Prosecutor’s offices throughout Wisconsin are facing the possibility of having to significantly shuffle or delay courts dates if assistant district attorneys are forced to take six additional furlough days by June 30.
In a proposal sent to the Association of State Prosecutors on Wednesday, the Office of State Employment Relations requested that members take an additional six furlough days, beyond the 10 already imposed as part of the last state budget, or face a 20 percent reduction in employment status which would include a loss in benefits and a pay cut.
As part of former Gov. Jim Doyle’s 2009-11 budget, state employees were required to take 16 furlough days during the two years, but contractual stipulations required only 10 from assistant district attorneys.

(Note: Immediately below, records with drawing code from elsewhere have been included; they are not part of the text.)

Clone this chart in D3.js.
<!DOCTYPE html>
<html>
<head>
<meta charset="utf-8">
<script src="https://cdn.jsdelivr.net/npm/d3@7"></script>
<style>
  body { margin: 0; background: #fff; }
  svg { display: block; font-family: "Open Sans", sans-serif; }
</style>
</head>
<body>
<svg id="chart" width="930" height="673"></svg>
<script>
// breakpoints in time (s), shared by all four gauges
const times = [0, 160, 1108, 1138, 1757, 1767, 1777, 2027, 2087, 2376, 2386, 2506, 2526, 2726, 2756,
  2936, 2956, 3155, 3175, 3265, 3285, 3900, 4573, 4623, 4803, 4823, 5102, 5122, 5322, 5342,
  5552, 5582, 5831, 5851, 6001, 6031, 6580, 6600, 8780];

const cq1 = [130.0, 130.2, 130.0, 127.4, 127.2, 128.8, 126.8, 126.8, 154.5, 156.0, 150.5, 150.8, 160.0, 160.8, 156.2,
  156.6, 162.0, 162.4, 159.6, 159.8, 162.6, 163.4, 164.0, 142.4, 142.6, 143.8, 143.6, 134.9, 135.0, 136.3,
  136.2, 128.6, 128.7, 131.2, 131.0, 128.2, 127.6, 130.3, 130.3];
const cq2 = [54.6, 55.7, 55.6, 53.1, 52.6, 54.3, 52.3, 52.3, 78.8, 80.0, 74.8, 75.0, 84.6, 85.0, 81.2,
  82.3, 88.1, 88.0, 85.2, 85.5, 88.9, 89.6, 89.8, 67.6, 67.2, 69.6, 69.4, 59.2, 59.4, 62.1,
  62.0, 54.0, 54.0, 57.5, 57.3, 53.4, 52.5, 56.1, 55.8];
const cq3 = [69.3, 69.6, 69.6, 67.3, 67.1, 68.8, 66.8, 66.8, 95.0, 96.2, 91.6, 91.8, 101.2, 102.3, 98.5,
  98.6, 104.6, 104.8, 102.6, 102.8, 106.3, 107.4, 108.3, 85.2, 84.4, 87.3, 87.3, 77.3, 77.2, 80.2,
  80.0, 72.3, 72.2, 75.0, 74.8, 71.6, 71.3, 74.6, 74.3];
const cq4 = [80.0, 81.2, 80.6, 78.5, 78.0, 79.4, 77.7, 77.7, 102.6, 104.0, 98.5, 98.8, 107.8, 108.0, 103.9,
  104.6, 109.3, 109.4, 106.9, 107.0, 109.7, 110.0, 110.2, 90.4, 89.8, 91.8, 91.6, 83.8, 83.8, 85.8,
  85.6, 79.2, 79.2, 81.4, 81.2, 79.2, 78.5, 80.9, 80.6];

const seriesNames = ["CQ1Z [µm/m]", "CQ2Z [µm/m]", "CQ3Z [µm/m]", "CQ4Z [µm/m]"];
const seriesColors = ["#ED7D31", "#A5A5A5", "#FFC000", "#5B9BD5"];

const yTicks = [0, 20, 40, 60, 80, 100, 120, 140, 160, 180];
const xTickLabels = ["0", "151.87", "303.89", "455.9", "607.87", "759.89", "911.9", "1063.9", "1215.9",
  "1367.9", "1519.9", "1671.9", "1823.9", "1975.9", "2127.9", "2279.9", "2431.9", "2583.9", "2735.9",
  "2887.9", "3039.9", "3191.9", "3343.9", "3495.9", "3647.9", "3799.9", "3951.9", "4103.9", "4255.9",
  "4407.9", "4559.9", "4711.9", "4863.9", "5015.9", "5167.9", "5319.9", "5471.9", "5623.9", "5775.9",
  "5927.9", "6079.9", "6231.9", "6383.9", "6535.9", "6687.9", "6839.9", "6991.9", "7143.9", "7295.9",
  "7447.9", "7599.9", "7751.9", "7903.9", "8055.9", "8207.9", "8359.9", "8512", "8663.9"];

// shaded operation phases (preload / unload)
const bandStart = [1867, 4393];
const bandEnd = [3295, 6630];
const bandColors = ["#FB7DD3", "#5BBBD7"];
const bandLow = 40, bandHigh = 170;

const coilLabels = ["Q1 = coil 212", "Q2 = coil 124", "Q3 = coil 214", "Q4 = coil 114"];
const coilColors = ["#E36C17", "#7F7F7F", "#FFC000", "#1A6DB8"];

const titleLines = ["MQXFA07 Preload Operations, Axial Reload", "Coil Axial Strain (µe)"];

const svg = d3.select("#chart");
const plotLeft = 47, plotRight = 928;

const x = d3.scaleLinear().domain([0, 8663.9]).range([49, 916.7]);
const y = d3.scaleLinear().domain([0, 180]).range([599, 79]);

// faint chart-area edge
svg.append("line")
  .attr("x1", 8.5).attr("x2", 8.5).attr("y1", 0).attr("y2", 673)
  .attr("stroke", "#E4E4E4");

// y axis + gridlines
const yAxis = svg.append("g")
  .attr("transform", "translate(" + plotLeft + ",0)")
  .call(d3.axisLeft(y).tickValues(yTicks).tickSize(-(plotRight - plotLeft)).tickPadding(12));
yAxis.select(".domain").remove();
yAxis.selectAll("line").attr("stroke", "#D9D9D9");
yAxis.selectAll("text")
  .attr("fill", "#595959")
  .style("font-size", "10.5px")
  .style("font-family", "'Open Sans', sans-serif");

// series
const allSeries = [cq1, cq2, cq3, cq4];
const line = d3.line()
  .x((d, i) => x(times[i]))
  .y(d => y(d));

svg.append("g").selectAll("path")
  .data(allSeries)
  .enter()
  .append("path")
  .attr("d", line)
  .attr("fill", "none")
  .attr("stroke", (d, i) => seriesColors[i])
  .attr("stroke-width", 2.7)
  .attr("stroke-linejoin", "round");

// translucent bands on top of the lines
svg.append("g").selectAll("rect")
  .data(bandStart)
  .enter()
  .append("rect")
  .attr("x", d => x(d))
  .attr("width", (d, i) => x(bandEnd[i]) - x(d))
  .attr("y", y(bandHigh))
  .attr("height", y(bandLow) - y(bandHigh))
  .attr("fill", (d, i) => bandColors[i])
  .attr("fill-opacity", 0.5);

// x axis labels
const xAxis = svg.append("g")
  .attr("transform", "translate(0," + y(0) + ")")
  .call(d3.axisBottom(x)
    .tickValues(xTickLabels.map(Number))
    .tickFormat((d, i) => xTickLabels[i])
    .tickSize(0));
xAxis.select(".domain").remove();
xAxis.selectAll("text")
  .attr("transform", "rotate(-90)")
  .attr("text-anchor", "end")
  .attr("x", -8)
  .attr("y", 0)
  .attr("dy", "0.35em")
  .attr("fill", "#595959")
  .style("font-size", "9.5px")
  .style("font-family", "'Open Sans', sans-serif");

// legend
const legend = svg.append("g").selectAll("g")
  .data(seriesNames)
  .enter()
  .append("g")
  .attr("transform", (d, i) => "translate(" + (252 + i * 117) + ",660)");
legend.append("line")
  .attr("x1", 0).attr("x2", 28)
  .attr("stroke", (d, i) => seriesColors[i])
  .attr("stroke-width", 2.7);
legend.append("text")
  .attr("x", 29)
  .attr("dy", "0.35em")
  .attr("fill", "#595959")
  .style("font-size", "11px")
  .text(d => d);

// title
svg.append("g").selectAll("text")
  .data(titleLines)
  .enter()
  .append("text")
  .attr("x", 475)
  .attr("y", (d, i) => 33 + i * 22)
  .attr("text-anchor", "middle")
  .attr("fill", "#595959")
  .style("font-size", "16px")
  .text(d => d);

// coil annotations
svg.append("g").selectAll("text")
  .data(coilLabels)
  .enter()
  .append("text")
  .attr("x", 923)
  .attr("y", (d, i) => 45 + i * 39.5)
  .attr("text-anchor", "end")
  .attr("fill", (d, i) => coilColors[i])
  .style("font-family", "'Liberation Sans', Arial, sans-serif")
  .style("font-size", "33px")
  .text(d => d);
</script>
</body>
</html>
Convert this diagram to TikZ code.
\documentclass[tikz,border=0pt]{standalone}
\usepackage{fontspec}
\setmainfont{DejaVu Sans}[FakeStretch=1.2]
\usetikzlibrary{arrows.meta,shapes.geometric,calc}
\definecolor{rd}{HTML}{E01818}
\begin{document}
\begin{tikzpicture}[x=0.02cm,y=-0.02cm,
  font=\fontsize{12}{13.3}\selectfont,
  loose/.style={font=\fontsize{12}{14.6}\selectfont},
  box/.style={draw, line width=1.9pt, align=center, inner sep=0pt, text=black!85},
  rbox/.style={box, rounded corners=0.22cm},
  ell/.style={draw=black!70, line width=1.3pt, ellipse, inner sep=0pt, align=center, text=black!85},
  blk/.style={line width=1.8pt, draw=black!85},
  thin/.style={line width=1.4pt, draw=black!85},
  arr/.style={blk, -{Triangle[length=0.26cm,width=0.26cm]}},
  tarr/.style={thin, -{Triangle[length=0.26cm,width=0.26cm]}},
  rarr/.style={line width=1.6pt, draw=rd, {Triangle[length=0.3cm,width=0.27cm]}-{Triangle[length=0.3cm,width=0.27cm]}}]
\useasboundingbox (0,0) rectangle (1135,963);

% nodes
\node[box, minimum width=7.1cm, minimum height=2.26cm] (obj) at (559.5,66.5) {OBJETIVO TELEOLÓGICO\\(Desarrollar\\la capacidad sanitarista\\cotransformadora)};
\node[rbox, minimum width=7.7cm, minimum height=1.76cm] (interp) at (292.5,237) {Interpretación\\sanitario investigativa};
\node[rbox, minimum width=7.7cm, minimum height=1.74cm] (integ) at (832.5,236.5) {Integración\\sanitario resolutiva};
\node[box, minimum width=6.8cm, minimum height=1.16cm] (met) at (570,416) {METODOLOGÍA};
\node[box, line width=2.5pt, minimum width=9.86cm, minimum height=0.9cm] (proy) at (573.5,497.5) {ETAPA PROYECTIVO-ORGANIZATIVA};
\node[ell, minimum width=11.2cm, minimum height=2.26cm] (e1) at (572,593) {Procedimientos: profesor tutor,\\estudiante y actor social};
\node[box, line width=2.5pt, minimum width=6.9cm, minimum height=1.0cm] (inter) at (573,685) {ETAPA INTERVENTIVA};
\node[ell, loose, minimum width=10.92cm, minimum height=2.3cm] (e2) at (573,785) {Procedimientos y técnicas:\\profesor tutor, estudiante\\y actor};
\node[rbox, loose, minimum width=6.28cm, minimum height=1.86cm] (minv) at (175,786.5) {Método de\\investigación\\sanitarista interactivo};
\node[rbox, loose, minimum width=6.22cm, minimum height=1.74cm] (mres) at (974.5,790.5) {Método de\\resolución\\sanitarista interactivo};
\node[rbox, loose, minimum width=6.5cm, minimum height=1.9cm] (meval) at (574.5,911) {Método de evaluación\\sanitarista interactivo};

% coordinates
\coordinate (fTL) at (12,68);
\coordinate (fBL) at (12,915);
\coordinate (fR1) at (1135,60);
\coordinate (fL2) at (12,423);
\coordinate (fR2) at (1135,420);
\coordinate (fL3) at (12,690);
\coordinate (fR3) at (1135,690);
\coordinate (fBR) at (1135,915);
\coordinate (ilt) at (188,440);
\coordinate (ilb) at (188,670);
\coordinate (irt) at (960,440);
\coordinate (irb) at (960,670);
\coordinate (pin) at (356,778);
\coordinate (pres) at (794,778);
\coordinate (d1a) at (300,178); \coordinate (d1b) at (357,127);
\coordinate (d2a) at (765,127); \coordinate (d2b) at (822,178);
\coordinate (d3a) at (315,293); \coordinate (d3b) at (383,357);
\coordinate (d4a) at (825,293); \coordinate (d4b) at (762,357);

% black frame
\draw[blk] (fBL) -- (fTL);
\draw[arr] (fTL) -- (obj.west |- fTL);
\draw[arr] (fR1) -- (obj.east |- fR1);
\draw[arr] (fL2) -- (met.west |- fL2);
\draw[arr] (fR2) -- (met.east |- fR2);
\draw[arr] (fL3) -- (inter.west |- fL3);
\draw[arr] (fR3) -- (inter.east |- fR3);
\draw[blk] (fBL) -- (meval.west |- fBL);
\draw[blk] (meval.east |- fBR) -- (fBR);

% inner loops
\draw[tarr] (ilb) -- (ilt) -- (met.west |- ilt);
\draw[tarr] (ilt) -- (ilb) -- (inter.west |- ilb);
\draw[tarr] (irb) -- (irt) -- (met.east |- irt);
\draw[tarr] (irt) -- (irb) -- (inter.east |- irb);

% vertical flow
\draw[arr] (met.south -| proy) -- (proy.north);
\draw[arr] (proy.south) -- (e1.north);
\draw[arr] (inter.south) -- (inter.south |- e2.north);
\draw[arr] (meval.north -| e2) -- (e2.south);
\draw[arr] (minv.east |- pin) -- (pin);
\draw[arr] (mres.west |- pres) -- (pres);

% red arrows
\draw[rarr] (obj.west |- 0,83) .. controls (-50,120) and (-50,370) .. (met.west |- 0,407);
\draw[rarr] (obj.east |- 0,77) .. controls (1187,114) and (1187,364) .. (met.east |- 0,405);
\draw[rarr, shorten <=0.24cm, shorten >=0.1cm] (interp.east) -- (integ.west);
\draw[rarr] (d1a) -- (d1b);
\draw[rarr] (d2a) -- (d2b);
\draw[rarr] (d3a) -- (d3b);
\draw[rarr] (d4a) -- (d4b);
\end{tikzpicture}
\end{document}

“This was prompted by the invocation of the ‘me too’ clause because other bargaining units said they wanted to be capped at 10 days like the prosecutors were,” said Milwaukee County District Attorney John Chisholm.
The clause provides that if any other bargaining unit takes a reduced number of furlough days, the reduced number also applies to employees represented by that union, which means the state could have to pay out more than $11 million to workers who took the mandated eight furlough days in each of the last two fiscal years.
But to try and request the additional furlough days to offset the $11 million this late in the fiscal year is “almost extortion,” said Sheboygan County District Attorney Joe DeCecco.
With only five assistant district attorneys in his office, DeCecco said forcing six furlough days on each before the end of June would be a logistical nightmare for the courts. He said the additional days would require judges in the county to significantly shift trial dates and motion hearings to accommodate the absences.
“The problem is things coming up in the next two months have been set for a long time,” he said. “If this was coming a year from now, we could move things around, but these days are already filled.”
David Feiss, Milwaukee assistant district attorney and president of the ASP, said the agency was working with OSER to find other alternatives to solve the problem.
Absent an agreement on the additional furlough days, the employment status reductions are scheduled to take effect in 30 days.
“Optimism or pessimism just really doesn’t serve any purpose at this time,” Feiss said. “We only have time to be pragmatic.”